Онлайн книга «Метафизика взгляда. Этюды о скользящем и проникающем»

Cтраница 7

Ибо ночное небо все-таки объект, а значит неизбежно подчиняется оформлению нашей субъектности, и какой бы страшный образ мы из него ни слепили энергиями чувств, мыслей и воли, это все-таки наш собственный и производный от нас образ, тогда как пристальный взгляд на нас чужого и постороннего человека, сколь бы безобиден он ни был, означает вторжение в наше жизненное пространство субъекта, то есть живого существа, которое одним своим существованием делает наше бытие и наше мировоззрение куда более условным и относительным, чем это удалось ответившему нам немым взором необозримому полуночному универсуму.

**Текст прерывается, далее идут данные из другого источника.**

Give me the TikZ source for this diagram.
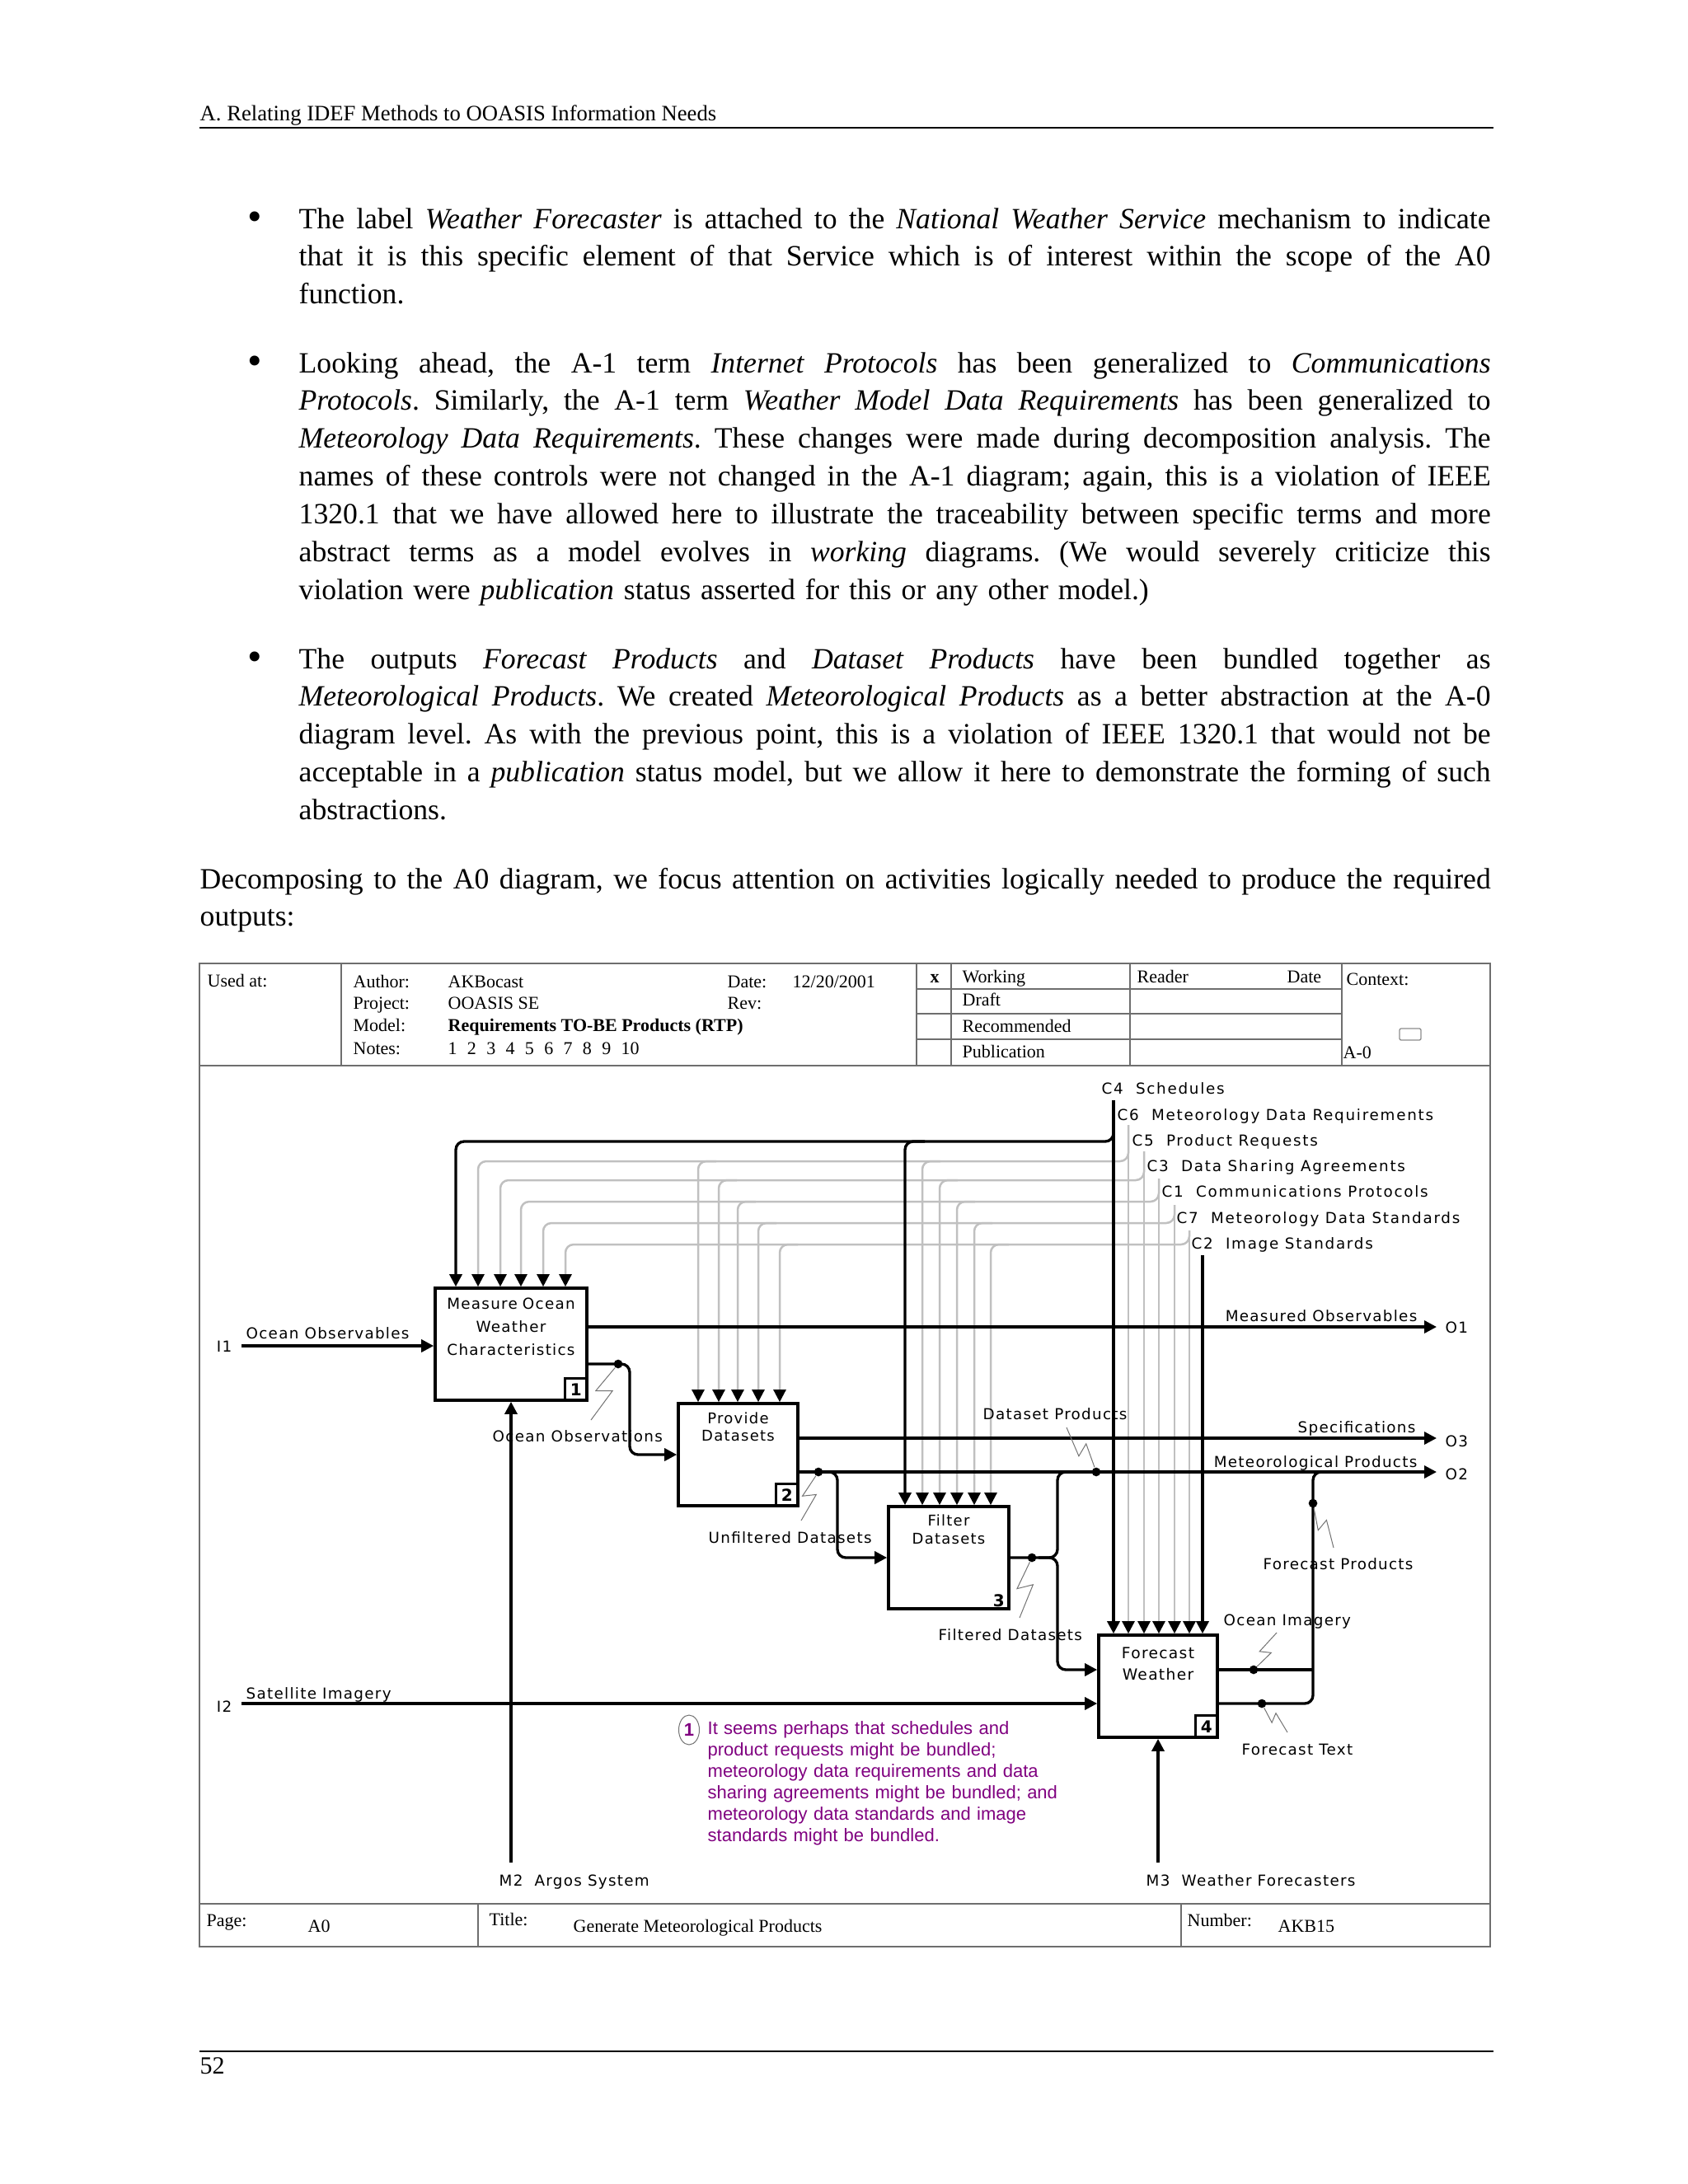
\documentclass[tikz,border=0pt]{standalone}
\usepackage{fontspec}
\setmainfont{Liberation Serif}
\newfontfamily\lblfont[LetterSpace=7]{DejaVu Sans}
\newfontfamily\ctlfont[LetterSpace=9.5]{DejaVu Sans}
\newfontfamily\numfont{DejaVu Sans}
\newfontfamily\notefont{Liberation Sans}
\usepackage{tikz}
\usetikzlibrary{arrows.meta,positioning,shapes.geometric,calc}
\definecolor{ctlgray}{RGB}{192,192,192}
\definecolor{framegray}{RGB}{110,110,110}
\definecolor{notepurple}{RGB}{128,0,128}
\newcommand\jline[2][433.8pt]{\noindent\hbox to #1{\spaceskip=0.25em plus 1fil\relax#2}\par}
\newcommand\squig[2]{\draw[squig] (#1) -- ($(#1)!0.56!-14:(#2)$) -- ($(#1)!0.44!14:(#2)$) -- (#2);}
\frenchspacing

\begin{document}
\begin{tikzpicture}[x=0.3pt,y=-0.3pt,
    frame/.style={draw=framegray,line width=0.6pt},
    bodytext/.style={anchor=base west,inner sep=0pt,text width=433.8pt,
      font=\fontsize{10.7}{13.75}\selectfont},
    bulletmark/.style={anchor=base,inner sep=0pt,font=\fontsize{15}{15}\selectfont},
    tb/.style={anchor=base west,inner sep=0pt,font=\fontsize{6.6}{8}\selectfont},
    lbl/.style={inner sep=0pt,font=\lblfont\fontsize{5.5}{6.6}\selectfont},
    ctllbl/.style={inner sep=0pt,anchor=base west,font=\ctlfont\fontsize{5.5}{6.6}\selectfont},
    actbox/.style={draw,line width=1.1pt,inner sep=0pt},
    boxtext/.style={anchor=base,inner sep=0pt,text width=60pt,align=center},
    numbox/.style={draw,line width=0.9pt,minimum size=8.1pt,inner sep=0pt,
      font=\numfont\bfseries\fontsize{6}{6}\selectfont},
    flow/.style={line width=1pt,rounded corners=3pt},
    flowarr/.style={flow,-{Triangle[length=4.5pt,width=4.5pt]}},
    ctl/.style={draw=ctlgray,line width=0.75pt,rounded corners=3pt,
      -{Triangle[length=4.5pt,width=4.5pt,color=black]}},
    ctlblack/.style={line width=1pt,rounded corners=3pt,
      -{Triangle[length=4.5pt,width=4.5pt]}},
    dot/.style={circle,fill,inner sep=0pt,minimum size=3.2pt},
    squig/.style={draw=black!55,line width=0.3pt}]
  \fill[white] (0,0) rectangle (2048,2650);
  \useasboundingbox (0,0) rectangle (2048,2650);

  % page text
  \node[anchor=base west,inner sep=0pt,font=\fontsize{8}{10}\selectfont] (runhead)
    at (242,146) {A. Relating IDEF Methods to OOASIS Information Needs};
  \draw[line width=0.6pt] (242,155) -- (1812,155);

  \node[bulletmark] (bul1) at (309,279) {\textbullet};
  \node[bodytext] (para1) at (362,277) {%
    \jline{The label \textit{Weather Forecaster} is attached to the \textit{National Weather Service} mechanism to indicate}
    \jline{that it is this specific element of that Service which is of interest within the scope of the A0}
    function.};
  \node[bulletmark] (bul2) at (309,454) {\textbullet};
  \node[bodytext] (para2) at (362,452) {%
    \jline{Looking ahead, the A-1 term \textit{Internet Protocols} has been generalized to \textit{Communications}}
    \jline{\textit{Protocols}. Similarly, the A-1 term \textit{Weather Model Data Requirements} has been generalized to}
    \jline{\textit{Meteorology Data Requirements}. These changes were made during decomposition analysis. The}
    \jline{names of these controls were not changed in the A-1 diagram; again, this is a violation of IEEE}
    \jline{1320.1 that we have allowed here to illustrate the traceability between specific terms and more}
    \jline{abstract terms as a model evolves in \textit{working} diagrams. (We would severely criticize this}
    violation were \textit{publication} status asserted for this or any other model.)};
  \node[bulletmark] (bul3) at (309,813) {\textbullet};
  \node[bodytext] (para3) at (362,811) {%
    \jline{The outputs \textit{Forecast Products} and \textit{Dataset Products} have been bundled together as}
    \jline{\textit{Meteorological Products}. We created \textit{Meteorological Products} as a better abstraction at the A-0}
    \jline{diagram level. As with the previous point, this is a violation of IEEE 1320.1 that would not be}
    \jline{acceptable in a \textit{publication} status model, but we allow it here to demonstrate the forming of such}
    abstractions.};
  \node[bodytext,text width=469.8pt] (para4) at (242,1078) {%
    \jline[469.8pt]{Decomposing to the A0 diagram, we focus attention on activities logically needed to produce the required}
    outputs:};

  \draw[line width=0.6pt] (242,2489) -- (1812,2489);
  \node[anchor=base west,inner sep=0pt,font=\fontsize{9}{10}\selectfont] (pagenum) at (242,2516) {52};

  % form
  \draw[frame] (242,1169) rectangle (1808,2362);
  \draw[frame] (242,1293) -- (1808,1293);
  \draw[frame] (242,2310) -- (1808,2310);
  \draw[frame] (414,1169) -- (414,1293);
  \foreach \x in {1112,1154,1371,1628} \draw[frame] (\x,1169) -- (\x,1293);
  \foreach \y in {1200,1230,1261} \draw[frame] (1112,\y) -- (1628,\y);
  \foreach \x in {580,1433} \draw[frame] (\x,2310) -- (\x,2362);
  \draw[draw=black!45,line width=0.4pt,rounded corners=0.6pt] (1698,1248) rectangle (1724,1262);

  \node[tb] (usedat) at (251,1197) {Used at:};
  \node[tb] (author) at (428,1198) {Author:};
  \node[tb] (authorv) at (543,1198) {AKBocast};
  \node[tb] (datel) at (882,1198) {Date:};
  \node[tb] (datev) at (961,1198) {12/20/2001};
  \node[tb] (project) at (428,1224) {Project:};
  \node[tb] (projectv) at (543,1224) {OOASIS SE};
  \node[tb] (rev) at (882,1224) {Rev:};
  \node[tb] (model) at (428,1251) {Model:};
  \node[tb,font=\fontsize{6.6}{8}\selectfont\bfseries] (modelv) at (543,1251) {Requirements TO-BE Products (RTP)};
  \node[tb] (notes) at (428,1279) {Notes:};
  \node[tb] (notesv) at (543,1279) {\spaceskip=3.7pt 1 2 3 4 5 6 7 8 9 10};
  \node[tb,font=\fontsize{6.6}{8}\selectfont\bfseries] (xmark) at (1128,1192) {x};
  \node[tb] (working) at (1167,1192) {Working};
  \node[tb] (reader) at (1379,1192) {Reader};
  \node[tb] (rdate) at (1561,1192) {Date};
  \node[tb] (draft) at (1167,1220) {Draft};
  \node[tb] (recomm) at (1167,1252) {Recommended};
  \node[tb] (publ) at (1167,1283) {Publication};
  \node[tb] (context) at (1633,1195) {Context:};
  \node[tb] (ctxnode) at (1629,1284) {A-0};
  \node[tb] (pagel) at (250,2337) {Page:};
  \node[tb] (pagev) at (373,2344) {A0};
  \node[tb] (titlel) at (593,2336) {Title:};
  \node[tb] (titlev) at (695,2344) {Generate Meteorological Products};
  \node[tb] (numberl) at (1440,2337) {Number:};
  \node[tb] (numberv) at (1550,2344) {AKB15};

  % activity boxes
  \node[actbox,minimum width=55.2pt,minimum height=40.8pt] (mow) at (620,1631) {};
  \node[actbox,minimum width=43.5pt,minimum height=37.2pt] (prov) at (895.5,1765) {};
  \node[actbox,minimum width=43.8pt,minimum height=37.2pt] (filt) at (1151,1890) {};
  \node[actbox,minimum width=43.2pt,minimum height=37.2pt] (fcst) at (1405,2046) {};
  \node[boxtext,font=\lblfont\fontsize{5.5}{8.4}\selectfont] (mowT) at ($(mow.north)+(0,27)$)
    {Measure Ocean\\Weather\\Characteristics};
  \node[boxtext,font=\lblfont\fontsize{5.4}{6.3}\selectfont] (provT) at ($(prov.north)+(0,26)$)
    {Provide\\Datasets};
  \node[boxtext,font=\lblfont\fontsize{5.4}{6.6}\selectfont] (filtT) at ($(filt.north)+(0,25)$)
    {Filter\\Datasets};
  \node[boxtext,font=\lblfont\fontsize{5.6}{7.8}\selectfont] (fcstT) at ($(fcst.north)+(0,30)$)
    {Forecast\\Weather};
  \node[numbox,anchor=south east] (mowN) at (mow.south east) {1};
  \node[numbox,anchor=south east] (provN) at (prov.south east) {2};
  \node[inner sep=0pt,font=\numfont\bfseries\fontsize{6}{6}\selectfont] (filtN)
    at ($(filt.south east)+(-14,-12)$) {3};
  \node[numbox,anchor=south east] (fcstN) at (fcst.south east) {4};

  % controls
  \coordinate (c4) at (1351,1335);
  \coordinate (c6) at (1369,1365);
  \coordinate (c5) at (1388,1397);
  \coordinate (c3) at (1406,1430);
  \coordinate (c1) at (1425,1462);
  \coordinate (c7) at (1443,1493);
  \coordinate (c2) at (1459,1523);
  \foreach \c/\lev/\xa/\xb/\xc in {c6/1409/580/847/1119,c5/1432/607/872/1140,
      c3/1458/632/895/1161,c1/1484/659/920/1182,c7/1510/686/946/1202}{
    \draw[ctl] (\c) -- (\c |- fcst.north);
    \draw[ctl] (\c) -- (\c |- 0,\lev) -- (\xa,\lev) -- (\xa,0 |- mow.north);
    \draw[ctl] (\xb+22,\lev) -- (\xb,\lev) -- (\xb,0 |- prov.north);
    \draw[ctl] (\xc+22,\lev) -- (\xc,\lev) -- (\xc,0 |- filt.north);
  }
  \draw[ctlblack] (c4) -- (c4 |- fcst.north);
  \draw[ctlblack] (c4) -- (c4 |- 0,1385) -- (553,1385) -- (553,0 |- mow.north);
  \draw[ctlblack] (1122,1385) -- (1098,1385) -- (1098,0 |- filt.north);
  \draw[ctlblack] (c2) -- (c2 |- fcst.north);

  \node[ctllbl] (c4L) at (1336,1327) {C4\ \ Schedules};
  \node[ctllbl] (c6L) at (1355,1359) {C6\ \ Meteorology Data Requirements};
  \node[ctllbl] (c5L) at (1373,1390) {C5\ \ Product Requests};
  \node[ctllbl] (c3L) at (1391,1421) {C3\ \ Data Sharing Agreements};
  \node[ctllbl] (c1L) at (1409,1452) {C1\ \ Communications Protocols};
  \node[ctllbl] (c7L) at (1427,1484) {C7\ \ Meteorology Data Standards};
  \node[ctllbl] (c2L) at (1445,1515) {C2\ \ Image Standards};

  % inputs, outputs, mechanisms
  \coordinate (i1) at (293,1633);
  \coordinate (i2) at (293,2067);
  \coordinate (o1) at (1743,1610);
  \coordinate (o3) at (1743,1745);
  \coordinate (o2) at (1743,1786);
  \coordinate (m2) at (620,2260);
  \coordinate (m3) at (1405,2260);
  \draw[flowarr] (i1) -- (i1 -| mow.west);
  \draw[flowarr] (i2) -- (i2 -| fcst.west);
  \draw[flowarr] (mow.east |- o1) -- (o1);
  \draw[flowarr] (prov.east |- o3) -- (o3);
  \draw[flowarr] (prov.east |- o2) -- (o2);
  \draw[flowarr] (mow.east |- 0,1655) -- (764,1655) -- (764,1765) -- (prov.west);
  \draw[flowarr] (993,1786) -- (1016,1786) -- (1016,1890) -- (filt.west);
  \draw[flow] (filt.east) -- (1283,1890) -- (1283,1786) -- (1310,1786);
  \draw[flowarr] (1260,1890) -- (1283,1890) -- (1283,2026) -- (fcst.west |- 0,2026);
  \draw[flow] (fcst.east |- 0,2026) -- (1593,2026);
  \draw[flow] (fcst.east |- 0,2067) -- (1593,2067) -- (1593,1786) -- (1620,1786);
  \draw[flowarr] (m2) -- (mow.south);
  \draw[flowarr] (m3) -- (fcst.south);

  \node[dot] (dOO) at (750,1655) {};
  \node[dot] (dUF) at (993,1786) {};
  \node[dot] (dDP) at (1330,1786) {};
  \node[dot] (dFD) at (1252,1890) {};
  \node[dot] (dFP) at (1593,1824) {};
  \node[dot] (dOI) at (1521,2026) {};
  \node[dot] (dFT) at (1531,2067) {};
  \coordinate (sOO) at (717,1723);
  \coordinate (sUF) at (972,1845);
  \coordinate (sDP) at (1294,1732);
  \coordinate (sFD) at (1237,1963);
  \coordinate (sFP) at (1618,1878);
  \coordinate (sOI) at (1549,1981);
  \coordinate (sFT) at (1562,2102);
  \squig{dOO}{sOO}
  \squig{dUF}{sUF}
  \squig{dDP}{sDP}
  \squig{dFD}{sFD}
  \squig{dFP}{sFP}
  \squig{dOI}{sOI}
  \squig{dFT}{sFT}

  \node[lbl,anchor=base east] (i1L) at (282,1640) {I1};
  \node[lbl,anchor=base east] (i2L) at (282,2077) {I2};
  \node[lbl,anchor=base west] (o1L) at (1753,1617) {O1};
  \node[lbl,anchor=base west] (o3L) at (1753,1755) {O3};
  \node[lbl,anchor=base west] (o2L) at (1753,1795) {O2};
  \node[lbl,anchor=base west] (oceanobsL) at (298,1624) {Ocean Observables};
  \node[lbl,anchor=base west] (satL) at (298,2061) {Satellite Imagery};
  \node[lbl,anchor=base east] (measL) at (1720,1603) {Measured Observables};
  \node[lbl,anchor=base east] (specL) at (1718,1738) {Specifications};
  \node[lbl,anchor=base east] (metL) at (1720,1780) {Meteorological Products};
  \node[lbl,anchor=base west] (ooL) at (597,1749) {Ocean Observations};
  \node[lbl,anchor=base west] (ufL) at (859,1872) {Unfiltered Datasets};
  \node[lbl,anchor=base west] (dpL) at (1192,1722) {Dataset Products};
  \node[lbl,anchor=base west] (fdL) at (1138,1990) {Filtered Datasets};
  \node[lbl,anchor=base west] (fpL) at (1532,1904) {Forecast Products};
  \node[lbl,anchor=base west] (oiL) at (1484,1972) {Ocean Imagery};
  \node[lbl,anchor=base west] (ftL) at (1506,2129) {Forecast Text};
  \node[lbl,anchor=base west] (m2L) at (605,2288) {M2\ \ Argos System};
  \node[lbl,anchor=base west] (m3L) at (1390,2288) {M3\ \ Weather Forecasters};

  % note
  \node[ellipse,draw=black!55,line width=0.3pt,inner sep=0pt,minimum width=7.5pt,
    minimum height=10.8pt,text=notepurple,font=\notefont\bfseries\fontsize{6.6}{7}\selectfont]
    (noteN) at (836,2099) {1};
  \node[anchor=base west,inner sep=0pt,text width=140pt,text=notepurple,
    font=\notefont\fontsize{6.6}{7.8}\selectfont] (noteT) at (858,2104)
    {It seems perhaps that schedules and\\
     product requests might be bundled;\\
     meteorology data requirements and data\\
     sharing agreements might be bundled; and\\
     meteorology data standards and image\\
     standards might be bundled.};
\end{tikzpicture}
\end{document}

И вот эта субъектная чужеродность любого нашего визави настолько элементарна и вместе настолько действенна, что в ней, как в зеркале, мы читаем и наше онтологическое с ним равенство, и наше кровное с ним одиночество, и наше сходное с ним право на счастье, и нашу родственную с ним обреченность на страдания и смерть, – да, чужой взгляд в толпе показывает нам, точно в магическом кристалле, наше собственное положение в этом мире и нашу судьбу в нем, а кроме того, в качестве бесплатного приложения, взгляд этот ненавязчиво подсказывает нам, что если бы Всевышний соизволил взглянуть на нас, Он бы это сделал как в современной сказке, – приняв образ не нищего, а какого-нибудь случайного в толпе человека или, нотой выше, Всевышний посмотрел бы на нас точно так, как мы сами ответили на взгляд того человека из толпы.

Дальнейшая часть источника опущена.